Soccer, an exercise in empathy

As a family grows and ages, there are certain things that are perhaps inevitable that would have seemed strange before, like buying a minivan, shopping at Costco for practical reasons, and sitting in a lawn chair at the park three times a week watching kids play soccer. This is our first year registering our kids in community sports. It was the first year our son was eligible, and I didn’t really think that our daughter who is a few years older would be interested.

Trust me, I know how that sounds. It wouldn’t be the first time I was accused of having stereotypical views of gender roles, and at times I have earned those accusations. I recognize that I may have been working on underlying prejudicial understandings when I didn’t register my daughter in soccer, but at least that wasn’t my intent.

I like to think at least that I am a pretty engaged father. I know my kids. I watched my daughter interact with her friends, and I never really observed competitive instincts, and they would always default to imaginative play, never physical play. I talked to her about school, and the stories she told about phys. ed. class were more often about getting trouble for not paying attention than they were about enjoying the sports. When I would watch sports on TV or in real life, she was never interested, except she had learned that a trip to the arena often included a trip to the concession booth. If I want to motivate her to do a chore or task quicker, it doesn’t work to suggest that it’s a race (I’m not sure what works, but that certainly doesn’t). There are of course other benefits of sports, but my daughter was already getting plenty of social opportunities through school, church and other community stuff. We would usually go for weekly family bike rides through the park, so the athletic component was taken care of as well.

My son on the other hand is constantly jumping off of furniture, bragging about how fast he can run, and walking around the house and our yard with plastic hockey sticks and golf clubs hitting balls, pucks, trees, shins and other assorted toys. He and I wrestle for fun. My wife and I have had to tell him more than once that a headbutt is not an appropriate greeting. Making a race or a game out of a task is a reasonably effective motivator for him. Soccer made sense for him, it seemed.

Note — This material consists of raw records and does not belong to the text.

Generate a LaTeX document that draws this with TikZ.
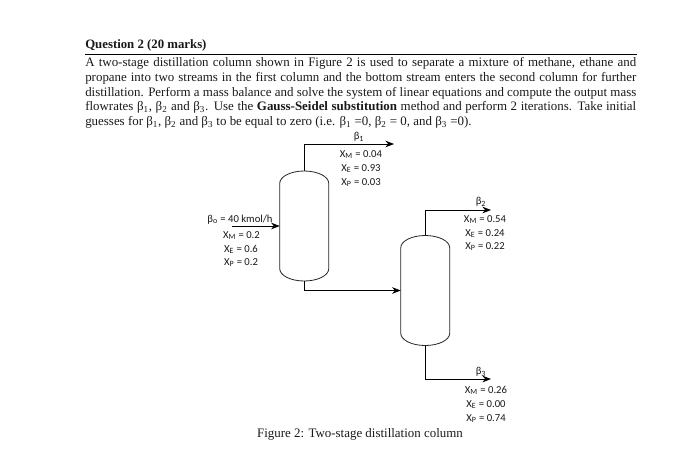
\documentclass[tikz,border=0pt]{standalone}
\usepackage{fontspec}
\setmainfont{Liberation Serif}
\newfontfamily\labelfont{Carlito}
\usepackage{xcolor}
\definecolor{textcolor}{RGB}{25,25,25}
\usetikzlibrary{arrows.meta}
\newcommand{\subs}[1]{\textsubscript{#1}}
\newcommand{\bone}{β\subs{1}}
\newcommand{\btwo}{β\subs{2}}
\newcommand{\bthr}{β\subs{3}}
\tikzset{
  streamlabel/.style={color=textcolor, font=\labelfont\fontsize{8}{9}\selectfont, inner sep=0pt},
  columnbox/.style={minimum width=36.75pt, minimum height=82.5pt, inner sep=0pt},
  stream/.style={line width=0.6pt, color=black, -{Stealth[length=6.5pt,width=5pt]}},
  columnline/.style={line width=0.6pt, color=black!85},
}
% one column: straight sides with a shallow dome at each end
\newcommand{\columnshell}[1]{
  \draw[columnline] (#1.west) ++(0,-32pt)
    -- ++(0,64pt)
    arc[start angle=180, end angle=0, x radius=18.375pt, y radius=9.25pt]
    -- ++(0,-64pt)
    arc[start angle=0, end angle=-180, x radius=18.375pt, y radius=9.25pt]
    -- cycle;
}
\begin{document}
\begin{tikzpicture}[x=0.75pt, y=-0.75pt, every node/.style={color=textcolor}]
  \useasboundingbox[fill=white] (0,0) rectangle (688,451);

  % question text
  \node[anchor=base west, inner sep=0pt, font=\fontsize{9.6}{12}\selectfont\bfseries] (title) at (85,48) {Question 2 (20 marks)};
  \coordinate (ruleA) at (85,54.5);
  \coordinate (ruleB) at (637,54.5);
  \draw[line width=0.5pt, color=black] (ruleA) -- (ruleB);
  \node[anchor=north west, inner sep=0pt, text width=413.25pt, align=justify, font=\fontsize{9.7}{10.95}\selectfont] (question) at (85,57.5) {A two-stage distillation column shown in Figure 2 is used to separate a mixture of methane, ethane and\linebreak
  propane into two streams in the first column and the bottom stream enters the second column for further\linebreak
  distillation. Perform a mass balance and solve the system of linear equations and compute the output mass\linebreak
  flowrates \bone, \btwo{} and \bthr. Use the \textbf{Gauss-Seidel substitution} method and perform 2 iterations. Take initial\linebreak
  guesses for \bone, \btwo{} and \bthr{} to be equal to zero (i.e. \bone{} =0, \btwo{} = 0, and \bthr{} =0).};

  % columns
  \node[columnbox] (colA) at (304.5,226) {};
  \node[columnbox] (colB) at (425.5,290.5) {};
  \columnshell{colA}
  \columnshell{colB}

  % streams
  \coordinate (feed) at (232,226);
  \coordinate (topA) at (394,144);
  \coordinate (topB) at (491,210);
  \coordinate (botB) at (491,379);
  \draw[stream] (feed) -- (colA.west);
  \draw[stream] (colA.north) |- (topA);
  \draw[stream] (colA.south) |- (colB.west);
  \draw[stream] (colB.north) |- (topB);
  \draw[stream] (colB.south) |- (botB);

  % feed labels
  \node[streamlabel] (feedB) at (240,219.5) {β\subs{o} = 40 kmol/h};
  \node[streamlabel] (feedM) at (241.5,235.5) {X\subs{M} = 0.2};
  \node[streamlabel] (feedE) at (241,249.5) {X\subs{E} = 0.6};
  \node[streamlabel] (feedP) at (241,262.5) {X\subs{P} = 0.2};

  % top of first column
  \node[streamlabel] (oneB) at (359,137) {\bone};
  \node[streamlabel] (oneM) at (361,154.5) {X\subs{M} = 0.04};
  \node[streamlabel] (oneE) at (361,168.5) {X\subs{E} = 0.93};
  \node[streamlabel] (oneP) at (361,182.5) {X\subs{P} = 0.03};

  % top of second column
  \node[streamlabel] (twoB) at (481,202) {\btwo};
  \node[streamlabel] (twoM) at (485,219.5) {X\subs{M} = 0.54};
  \node[streamlabel] (twoE) at (485,233.5) {X\subs{E} = 0.24};
  \node[streamlabel] (twoP) at (485,246.5) {X\subs{P} = 0.22};

  % bottom of second column
  \node[streamlabel] (thrB) at (481,372) {\bthr};
  \node[streamlabel] (thrM) at (486,390.5) {X\subs{M} = 0.26};
  \node[streamlabel] (thrE) at (486,404.5) {X\subs{E} = 0.00};
  \node[streamlabel] (thrP) at (486,418.5) {X\subs{P} = 0.74};

  \node[inner sep=0pt, font=\fontsize{9.7}{12}\selectfont] (caption) at (360,434) {Figure 2: Two-stage distillation column};
\end{tikzpicture}
\end{document}
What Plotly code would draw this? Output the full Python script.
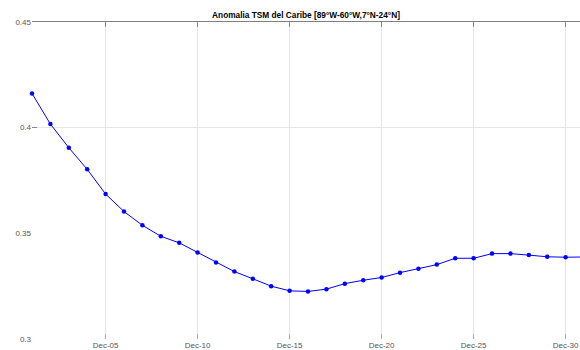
import pandas as pd
import plotly.graph_objects as go

# Daily Caribbean SST anomaly, December
dates = pd.date_range("2023-12-01", "2023-12-31", freq="D")
anomaly = [0.4162, 0.4017, 0.3905, 0.3803, 0.3686, 0.3603, 0.3538, 0.3486,
           0.3455, 0.3409, 0.3362, 0.3319, 0.3285, 0.3250, 0.3228, 0.3225,
           0.3236, 0.3262, 0.3278, 0.3291, 0.3314, 0.3332, 0.3352, 0.3382,
           0.3382, 0.3404, 0.3404, 0.3397, 0.3389, 0.3387, 0.3388]

title_text = "Anomalia TSM del Caribe [89°W-60°W,7°N-24°N]"
x_ticks = pd.to_datetime(["2023-12-05", "2023-12-10", "2023-12-15",
                          "2023-12-20", "2023-12-25", "2023-12-30"])
y_ticks = [0.3, 0.35, 0.4, 0.45]
y_ticklabels = ["0.3", "0.35", "0.4", "0.45"]
y_grid_ticks = [0.4]

x_range = ["2023-12-01 00:00", "2023-12-30 18:45"]
y_range = [0.3, 0.45]

FONT = "Liberation Sans, Arial, Helvetica, sans-serif"
BLUE = "#0000ff"

fig = go.Figure()
fig.add_trace(go.Scatter(
    x=dates, y=anomaly, mode="lines+markers",
    line=dict(color=BLUE, width=1),
    marker=dict(color=BLUE, size=4.5),
    cliponaxis=False, showlegend=False,
))
# companion trace that anchors the top/left overlay axes
fig.add_trace(go.Scatter(
    x=dates, y=anomaly, mode="lines", xaxis="x2", yaxis="y2",
    line=dict(width=0), opacity=0, hoverinfo="skip", showlegend=False,
))

fig.update_layout(
    width=580, height=350,
    margin=dict(l=32, r=0, t=22, b=11),
    paper_bgcolor="white", plot_bgcolor="white",
    font=dict(family=FONT, size=8, color="#555555"),
    title=dict(
        text=title_text, x=0.5, xref="paper", xanchor="center",
        y=1 - 15 / 350, yref="container", yanchor="middle",
        font=dict(family=FONT, size=8.3, color="black", weight="bold"),
    ),
    xaxis=dict(
        type="date", range=x_range, tickvals=x_ticks, tickformat="%b-%d",
        ticks="inside", ticklen=5, tickcolor="#aaaaaa",
        showgrid=True, gridcolor="#e6e6e6", gridwidth=1,
        showline=False, zeroline=False,
        tickfont=dict(size=8, color="#555555"),
    ),
    xaxis2=dict(
        type="date", range=x_range, tickvals=x_ticks, overlaying="x",
        side="top", anchor="y2",
        ticks="inside", ticklen=5, tickcolor="#888888",
        showticklabels=False, showgrid=False, zeroline=False,
        showline=True, linecolor="#808080", linewidth=1.3,
    ),
    yaxis=dict(
        range=y_range, tickvals=y_ticks, ticktext=y_ticklabels,
        ticks="", showgrid=False, zeroline=False, showline=False,
        tickfont=dict(size=8, color="#555555"),
    ),
    yaxis2=dict(
        range=y_range, tickvals=y_grid_ticks, overlaying="y",
        side="left", anchor="x2",
        ticks="inside", ticklen=5, tickcolor="#888888",
        showticklabels=False, showgrid=True, gridcolor="#e6e6e6",
        zeroline=False, showline=False,
    ),
)

fig.write_html("out.html")
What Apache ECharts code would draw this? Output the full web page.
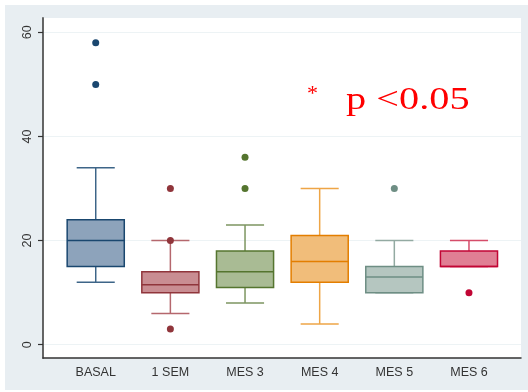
<!DOCTYPE html>
<html>
<head>
<meta charset="utf-8">
<script src="https://cdn.jsdelivr.net/npm/echarts@6/dist/echarts.min.js"></script>
<style>html,body{margin:0;padding:0;background:#fff;}#c{width:528px;height:392px;}</style>
</head>
<body>
<div id="c"></div>
<script>
var categories = ['BASAL', '1 SEM', 'MES 3', 'MES 4', 'MES 5', 'MES 6'];
var lowWhisker = [12, 6, 8, 4, 10, 15];
var q1Values = [15, 10, 11, 12, 10, 15];
var medianValues = [20, 11.5, 14, 16, 13, 15];
var q3Values = [24, 14, 18, 21, 15, 18];
var highWhisker = [34, 20, 23, 30, 20, 20];
var outlierValues = [[58, 50], [30, 20, 3], [36, 30], [], [30], [10]];
var yTicks = [0, 20, 40, 60];

var strokeColors = ['#1a476f', '#90353b', '#55752f', '#e37e00', '#6e8e84', '#c10534'];
var fillColors = ['#8da3bb', '#c98d92', '#a9bb94', '#f1bd7a', '#b5c6c0', '#e07f94'];
var whiskerColors = ['#3d6588', '#b5676d', '#7d9560', '#eea546', '#93aaa2', '#d54d6a'];

var boxData = categories.map(function (c, i) {
  return [i, lowWhisker[i], q1Values[i], medianValues[i], q3Values[i], highWhisker[i]];
});
var outlierData = [];
outlierValues.forEach(function (arr, i) {
  arr.forEach(function (v) { outlierData.push([i, v]); });
});

var yMin = -2.55, yMax = 62.75;
var chart = echarts.init(document.getElementById('c'), null, {renderer: 'canvas'});
chart.setOption({
  backgroundColor: '#ffffff',
  animation: false,
  graphic: [
    {type: 'rect', z: -100, shape: {x: 5, y: 5, width: 523, height: 385}, style: {fill: '#e8eef2'}, silent: true},
    {type: 'text', z: 100, x: 307, y: 94, style: {text: '*', font: '22px "Liberation Serif"', fill: '#ff0000', align: 'left', verticalAlign: 'middle'}},
    {type: 'text', z: 100, x: 346, y: 101, scaleX: 1.26, style: {text: 'p <0.05', font: '32px "Liberation Serif"', fill: '#ff0000', align: 'left', verticalAlign: 'middle'}}
  ],
  grid: [
    {left: 43, right: 7, top: 18, bottom: 34, show: true, backgroundColor: '#ffffff', borderWidth: 0},
    {left: 58.4, right: 21.7, top: 18, bottom: 34}
  ],
  xAxis: [
    {gridIndex: 0, type: 'value', min: 0, max: 1, axisLine: {show: true, onZero: false, lineStyle: {color: '#333', width: 1.5}},
     axisTick: {show: false}, axisLabel: {show: false}, splitLine: {show: false}},
    {gridIndex: 1, type: 'category', data: categories, axisLine: {show: false}, axisTick: {show: false},
     axisLabel: {color: '#333', fontSize: 12.5, fontFamily: '"Liberation Sans", Arial', margin: 8}, splitLine: {show: false}}
  ],
  yAxis: [
    {gridIndex: 0, type: 'value', min: yMin, max: yMax,
     axisLine: {show: true, lineStyle: {color: '#555', width: 1.8}},
     axisTick: {show: true, length: 5, customValues: yTicks, lineStyle: {color: '#333', width: 1.2}},
     axisLabel: {customValues: yTicks, rotate: 90, color: '#333', fontSize: 12.5, fontFamily: '"Liberation Sans", Arial', margin: 9},
     splitLine: {show: true, lineStyle: {color: '#edf3f5', width: 1.2}}},
    {gridIndex: 1, type: 'value', min: yMin, max: yMax, show: false, splitLine: {show: false}}
  ],
  series: [
    {
      type: 'custom', xAxisIndex: 1, yAxisIndex: 1, data: boxData, z: 5,
      renderItem: function (params, api) {
        var x = api.value(0);
        var lo = api.coord([x, api.value(1)]);
        var q1 = api.coord([x, api.value(2)]);
        var md = api.coord([x, api.value(3)]);
        var q3 = api.coord([x, api.value(4)]);
        var hi = api.coord([x, api.value(5)]);
        var bw = api.size([1, 0])[0];
        var boxW = bw * 0.765, capW = bw * 0.51;
        var cx = lo[0];
        var i = params.dataIndex;
        var st = strokeColors[i], wc = whiskerColors[i];
        var lw = 1.5;
        return {type: 'group', children: [
          {type: 'line', shape: {x1: cx, y1: hi[1], x2: cx, y2: q3[1]}, style: {stroke: wc, lineWidth: lw}},
          {type: 'line', shape: {x1: cx - capW / 2, y1: hi[1], x2: cx + capW / 2, y2: hi[1]}, style: {stroke: wc, lineWidth: lw}},
          {type: 'line', shape: {x1: cx, y1: lo[1], x2: cx, y2: q1[1]}, style: {stroke: wc, lineWidth: lw}},
          {type: 'line', shape: {x1: cx - capW / 2, y1: lo[1], x2: cx + capW / 2, y2: lo[1]}, style: {stroke: wc, lineWidth: lw}},
          {type: 'rect', shape: {x: cx - boxW / 2, y: q3[1], width: boxW, height: q1[1] - q3[1]}, style: {fill: fillColors[i], stroke: st, lineWidth: lw}},
          {type: 'line', shape: {x1: cx - boxW / 2, y1: md[1], x2: cx + boxW / 2, y2: md[1]}, style: {stroke: st, lineWidth: lw}}
        ]};
      }
    },
    {
      type: 'scatter', xAxisIndex: 1, yAxisIndex: 1, data: outlierData, symbolSize: 7, z: 6,
      itemStyle: {opacity: 1, color: function (p) { return strokeColors[p.data[0]]; }}
    }
  ]
});
</script>
</body>
</html>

Fast forward to this past week, and you might understand my confusion. My son happily gets ready, is proud of his new cleats and shin pads (he can share the shin pads with his sister), and he might even run to the playing field, but the drills and the game itself soon outlast his attention span and his energy level. Not only that, but he still doesn’t quite understand certain aspects of the game. At home, we tell him to share, but on the soccer field he is supposed to take the ball away from people, but not from his own teammates. Four year old soccer players rarely pass the ball, but when his team has the ball I tell him to run up and help his team just in case some kid does get that inclination. There was one play in particular this week where he had the ball, and as the other team was collapsing in on him, he kicked the ball really hard, and it hit an opponent on the knee. The other kid wasn’t wearing shin pads, and maybe didn’t have the pain tolerance of other kids that age, but he started crying and got mad at my son. My poor boy was utterly confused. Hadn’t he done what he was supposed to do? Was hurting other kids a part of soccer? If so, he wanted nothing to do with it. Our team had fewer kids that day, and so sometime people had to play back-to-back shifts. He came off after and just wanted me to hold him. This isn’t what I thought soccer would look like.

Leading up to last night’s game, and a few games before that, my daughter had been complaining that all the other girls had scored already, but she hadn’t. Partly it’s because she younger and smaller than the other girls and lacks the speed and technical skill that the others possess. I also told her though that she is a responsible defensive player, and it’s tough to score when you run back to stop the other team from scoring, like you’re supposed to, and other players wait at half for someone to pass them the ball. Last night there was a play where a teammate was running up toward the net on the right hand side. I told Ruby to run up and help her team, even though 6-8 year old girls don’t really pass either. The other girl shot the ball, it bounced off the flexible post and rested in front of the net, and my daughter was there to tap it in. She didn’t really celebrate, except that her teammates all hugged her as they walked back to the sidelines. Other parents too were congratulating her. It was one of the sweetest things I’ve ever seen, but I didn’t think that’s what soccer would look like either.